Messaggio#11 » giovedì 28 gennaio 2021, 21:52

Ciao Jacopo,
arrivo al dunque.

Tema. Abbastanza centrato, in maniera non del tutto originale. (Specchio e oggetto vicino non sono originali, il resto del racconto lo è.)

Trama. Accattivante l’idea di una persona che si ricopre di specchi. È ancora lei la protagonista? O lo sono tutti coloro che si specchiano? Non c’è una vera storia, un piccolo arco narrativo, tuttavia ci viene raccontato un “qualcosa” di magico e quasi irreale che ti fa dire: “ehi, la conosci la storia della professoressa Nives Safran?”

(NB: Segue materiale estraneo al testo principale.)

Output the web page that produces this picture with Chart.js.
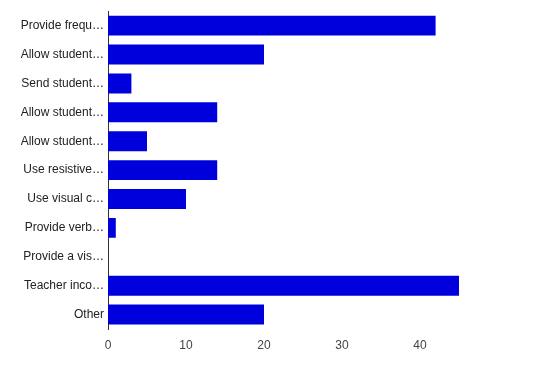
<html lang="en">
<head>
  <meta charset="UTF-8">
  <title>Strategies chart</title>
  <script src="https://cdn.jsdelivr.net/npm/chart.js"></script>
  <style>
    body, html {
      margin: 0;
      padding: 0;
      background-color: #ffffff;
    }
    .chart-container {
      width: 550px;
      height: 371px;
    }
  </style>
</head>
<body>
  <div class="chart-container"><canvas id="myChart" width="550" height="371"></canvas></div>
  <script>
    const categories = [
      'Provide frequ\u2026',
      'Allow student\u2026',
      'Send student\u2026',
      'Allow student\u2026',
      'Allow student\u2026',
      'Use resistive\u2026',
      'Use visual c\u2026',
      'Provide verb\u2026',
      'Provide a vis\u2026',
      'Teacher inco\u2026',
      'Other'
    ];
    const counts = [42, 20, 3, 14, 5, 14, 10, 1, 0, 45, 20];
    const xTicks = [0, 10, 20, 30, 40];

    const ctx = document.getElementById('myChart').getContext('2d');
    const myChart = new Chart(ctx, {
      type: 'bar',
      data: {
        labels: categories,
        datasets: [{
          data: counts,
          backgroundColor: '#0000dc',
          borderWidth: 0,
          categoryPercentage: 1,
          barPercentage: 0.69
        }]
      },
      options: {
        indexAxis: 'y',
        responsive: false,
        animation: false,
        layout: {
          padding: { top: 10, right: 91, left: 0, bottom: 0 }
        },
        plugins: {
          legend: { display: false },
          tooltip: { enabled: false }
        },
        scales: {
          x: {
            min: 0,
            max: 45,
            grid: { display: false, drawTicks: false },
            border: { display: false },
            afterBuildTicks(scale) {
              scale.ticks = xTicks.map(v => ({ value: v }));
            },
            afterFit(scale) {
              scale.height = 42;
            },
            ticks: {
              padding: 9,
              color: '#444444',
              font: { family: 'Arial, "Liberation Sans", sans-serif', size: 12 }
            }
          },
          y: {
            grid: { display: false, drawTicks: false },
            border: { display: true, color: '#333333', width: 1 },
            afterFit(scale) {
              scale.width = 108;
            },
            ticks: {
              padding: 4,
              color: '#222222',
              font: { family: 'Arial, "Liberation Sans", sans-serif', size: 12 }
            }
          }
        }
      }
    });
  </script>
</body>
</html>
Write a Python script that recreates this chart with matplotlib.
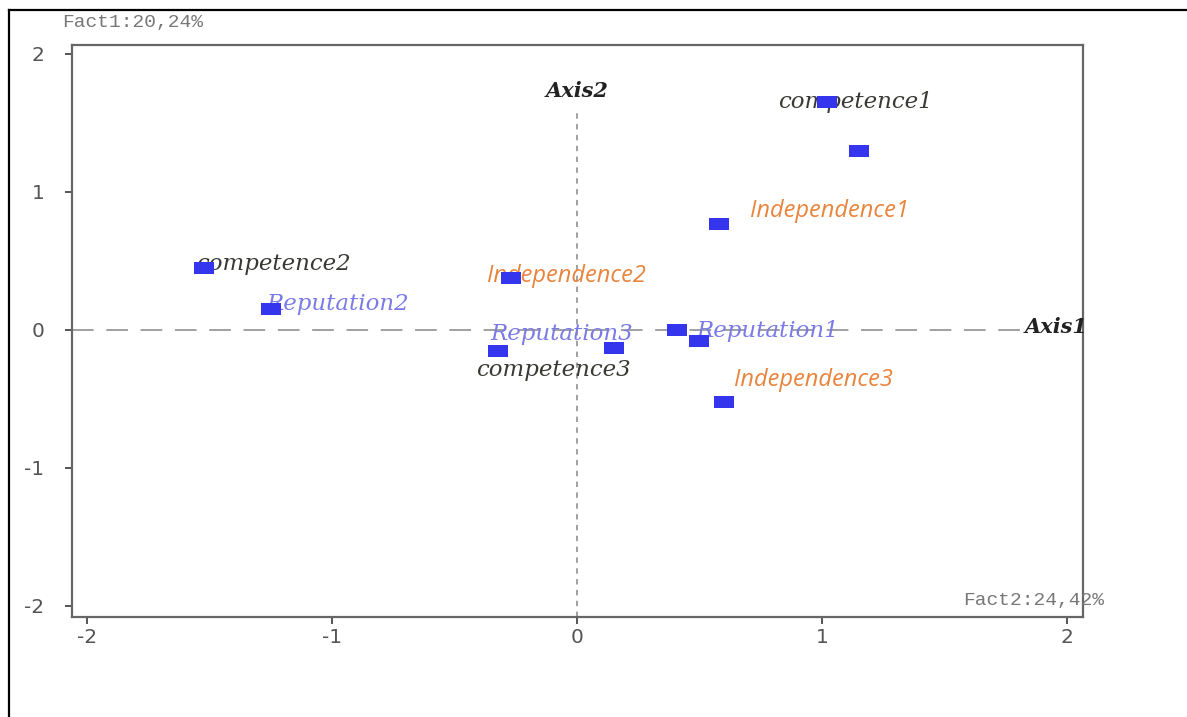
import matplotlib
matplotlib.use("Agg")
import matplotlib.pyplot as plt
from matplotlib.lines import Line2D
import numpy as np

# ---- data ----
labels = ["competence1", "", "Independence1", "competence2", "Reputation2",
          "Independence2", "competence3", "Reputation3", "", "Reputation1", "Independence3"]
groups = ["competence", "none", "Independence", "competence", "Reputation",
          "Independence", "competence", "Reputation", "none", "Reputation", "Independence"]
x_vals = [1.02, 1.15, 0.58, -1.52, -1.25, -0.27, -0.32, 0.15, 0.41, 0.50, 0.60]
y_vals = [1.65, 1.30, 0.77, 0.45, 0.15, 0.38, -0.15, -0.13, 0.00, -0.08, -0.52]
xticks = [-2, -1, 0, 1, 2]
yticks = [-2, -1, 0, 1, 2]
tick_labels = ["-2", "-1", "0", "1", "2"]
fact1_label = "Fact1:20,24%"
fact2_label = "Fact2:24,42%"

# ---- styling / layout ----
W, H = 1187, 717
fig = plt.figure(figsize=(W / 100, H / 100), dpi=100)
ax = fig.add_axes([72 / W, 1 - 617 / H, (1083 - 72) / W, (617 - 45) / H])
ax.set_xlim(-2.06, 2.065)
ax.set_ylim(-2.08, 2.065)

for s in ax.spines.values():
    s.set_color("#666666")
    s.set_linewidth(1.6)

ax.set_xticks(xticks)
ax.set_xticklabels(tick_labels)
ax.set_yticks(yticks)
ax.set_yticklabels(tick_labels)
ax.tick_params(axis="both", colors="#555555", labelcolor="#555555",
               labelsize=14.5, length=5, width=1.4)
ax.tick_params(axis="x", pad=3)
ax.tick_params(axis="y", pad=15)
for t in ax.get_xticklabels() + ax.get_yticklabels():
    t.set_fontfamily("DejaVu Sans")

# reference dashed lines
ax.axvline(0, ymin=0, ymax=(617 - 108) / (617 - 45), color="#999999",
           linestyle=(0, (3, 3)), linewidth=1.3, zorder=1)
ax.axhline(0, xmin=0, xmax=(1030 - 72) / (1083 - 72), color="#999999",
           linestyle=(0, (12, 7)), linewidth=1.3, zorder=1)

ax.text(0, 1.73, "Axis2", ha="center", va="center", fontsize=15,
        fontfamily="DejaVu Serif", fontstyle="italic", fontweight="bold", color="#222222")
ax.text(2.085, 0.02, "Axis1", ha="right", va="center", fontsize=15,
        fontfamily="DejaVu Serif", fontstyle="italic", fontweight="bold", color="#222222",
        clip_on=False)

# markers: horizontal rectangles
rect = [(-1, -0.58), (1, -0.58), (1, 0.58), (-1, 0.58), (-1, -0.58)]
ax.scatter(x_vals, y_vals, marker=rect, s=215, color="#3535ee", zorder=3, linewidths=0)

styles = {
    "competence": dict(color="#3a3a34", fontfamily="DejaVu Serif", fontstyle="italic", fontsize=16.5),
    "Reputation": dict(color="#7b7be8", fontfamily="DejaVu Serif", fontstyle="italic", fontsize=16.5),
    "Independence": dict(color="#e8843c", fontfamily="Open Sans", fontstyle="italic", fontsize=17),
}
offsets = {
    "competence1": (-35, 0), "Independence1": (22, 9), "competence2": (-6, 3),
    "Reputation2": (-3, 4), "Independence2": (-17, 1), "competence3": (-16, -14),
    "Reputation3": (-6, 12), "Reputation1": (-2, 7), "Independence3": (7, 16),
}
for lab, g, xv, yv in zip(labels, groups, x_vals, y_vals):
    if not lab:
        continue
    if lab == "Reputation3":
        xv, yv = x_vals[labels.index("competence3")], y_vals[labels.index("competence3")]
    ax.annotate(lab, (xv, yv), xytext=offsets[lab], textcoords="offset points",
                ha="left", va="center", zorder=2, **styles[g])

# factor labels
fig.text(62 / W, 1 - 22 / H, fact1_label, ha="left", va="center", fontsize=14,
         fontfamily="Liberation Mono", color="#777777")
fig.text(963 / W, 1 - 601 / H, fact2_label, ha="left", va="center", fontsize=14,
         fontfamily="Liberation Mono", color="#777777")

# outer frame (left & top edges)
fig.add_artist(Line2D([9 / W, 9 / W], [0, 1 - 10 / H], transform=fig.transFigure,
                      color="black", linewidth=1.6))
fig.add_artist(Line2D([9 / W, 1], [1 - 10 / H, 1 - 10 / H], transform=fig.transFigure,
                      color="black", linewidth=1.6))

fig.savefig("out.png", dpi=100)
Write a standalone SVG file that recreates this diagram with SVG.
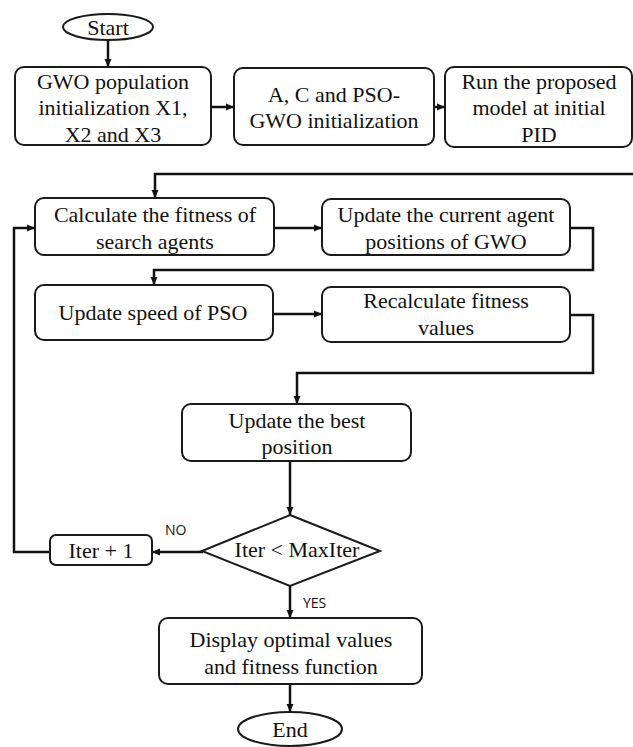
<svg xmlns="http://www.w3.org/2000/svg" width="633" height="747" viewBox="0 0 633 747">
<style>
.box{fill:#fff;stroke:#1a1a1a;stroke-width:2}
.t{font-family:"Liberation Serif","Times New Roman",serif;font-size:22px;fill:#111;text-anchor:middle}
.lbl{font-family:"Open Sans","Liberation Sans",sans-serif;font-size:14px;fill:#111}
.c{fill:none;stroke:#111;stroke-width:2.5}
</style>
<defs>
<marker id="ah" markerUnits="userSpaceOnUse" markerWidth="8" markerHeight="8" viewBox="0 0 8 8" refX="8" refY="4" orient="auto">
<path d="M0,0.5 L8,4 L0,7.5 Z" fill="#111"/>
</marker>
</defs>
<g id="connectors">
<path class="c" d="M108,40 V67" marker-end="url(#ah)"/>
<path class="c" d="M211,107 H234" marker-end="url(#ah)"/>
<path class="c" d="M434,107 H445" marker-end="url(#ah)"/>
<path class="c" d="M633,174 H155 V198" marker-end="url(#ah)"/>
<path class="c" d="M274,228 H322" marker-end="url(#ah)"/>
<path class="c" d="M570,228 H593 V270 H154 V285" marker-end="url(#ah)"/>
<path class="c" d="M273,314 H322" marker-end="url(#ah)"/>
<path class="c" d="M570,315 H593 V373 H297 V404" marker-end="url(#ah)"/>
<path class="c" d="M290,461 V515" marker-end="url(#ah)"/>
<path class="c" d="M203,552 H152" marker-end="url(#ah)"/>
<path class="c" d="M50,552 H14 V228 H35" marker-end="url(#ah)"/>
<path class="c" d="M290,586 V618" marker-end="url(#ah)"/>
<path class="c" d="M290,684 V712" marker-end="url(#ah)"/>
</g>
<g id="start">
<ellipse class="box" cx="108" cy="27" rx="45" ry="13"/>
<text class="t" x="108" y="35">Start</text>
</g>
<g id="gwo-init">
<rect class="box" x="15" y="67" width="196" height="78" rx="9"/>
<text class="t" x="113" y="89">GWO population</text>
<text class="t" x="113" y="115">initialization X1,</text>
<text class="t" x="113" y="142">X2 and X3</text>
</g>
<g id="ac-init">
<rect class="box" x="234" y="68" width="200" height="77" rx="9"/>
<text class="t" x="334" y="102">A, C and PSO-</text>
<text class="t" x="334" y="128">GWO initialization</text>
</g>
<g id="run-model">
<rect class="box" x="445" y="67" width="187" height="80" rx="9"/>
<text class="t" x="539" y="89">Run the proposed</text>
<text class="t" x="539" y="115">model at initial</text>
<text class="t" x="539" y="142">PID</text>
</g>
<g id="calc-fitness">
<rect class="box" x="35" y="198" width="239" height="57" rx="9"/>
<text class="t" x="155" y="222">Calculate the fitness of</text>
<text class="t" x="155" y="249">search agents</text>
</g>
<g id="update-gwo">
<rect class="box" x="322" y="199" width="248" height="56" rx="9"/>
<text class="t" x="446" y="222">Update the current agent</text>
<text class="t" x="446" y="249">positions of GWO</text>
</g>
<g id="update-pso">
<rect class="box" x="35" y="285" width="238" height="55" rx="9"/>
<text class="t" x="153" y="320">Update speed of PSO</text>
</g>
<g id="recalc">
<rect class="box" x="322" y="287" width="248" height="55" rx="9"/>
<text class="t" x="446" y="308">Recalculate fitness</text>
<text class="t" x="446" y="335">values</text>
</g>
<g id="best">
<rect class="box" x="182" y="404" width="229" height="57" rx="9"/>
<text class="t" x="297" y="428">Update the best</text>
<text class="t" x="297" y="454">position</text>
</g>
<g id="decision">
<polygon class="box" points="290,515 380,551 290,586 202,551"/>
<text class="t" x="297" y="557">Iter &lt; MaxIter</text>
</g>
<g id="iter">
<rect class="box" x="50" y="535" width="102" height="30" rx="6"/>
<text class="t" x="101" y="558">Iter + 1</text>
</g>
<g id="display">
<rect class="box" x="159" y="618" width="263" height="66" rx="9"/>
<text class="t" x="291" y="647">Display optimal values</text>
<text class="t" x="291" y="674">and fitness function</text>
</g>
<g id="end">
<ellipse class="box" cx="290" cy="729" rx="52" ry="17"/>
<text class="t" x="290" y="737">End</text>
</g>
<g id="labels">
<text class="lbl" x="165" y="535">NO</text>
<text class="lbl" x="303" y="608">YES</text>
</g>
</svg>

Stile. Sono pronto a scommettere che si sia Di solito, non sono un fan di questo stile. La tua prosa, invece, non mi ha infastidito molto, ed è anzi piacevole. Ho solo una cosa da commentare. All’inizio del secondo paragrafo scopriamo che Nives si è ricoperta di specchi, e questo spiega tutte le frasi del primo paragrafo; invertirei le due informazioni, perché? Perché tutto il primo paragrafo non acquista nessuna valenza e importanza nella mente del lettore: le frasi, per quanto bello da leggere, hanno bisogno di un sostegno e aggancio alla vicenda. Ho provato a leggerli al contrario, e credo funzioni.

Ciò che mi lascia un po' col dubbio, in questo racconto, è la Trama. Non c'è una vicenda, si sente la mancanza? Che tipo di racconto sto leggendo? Ho ben due ore per deciderlo.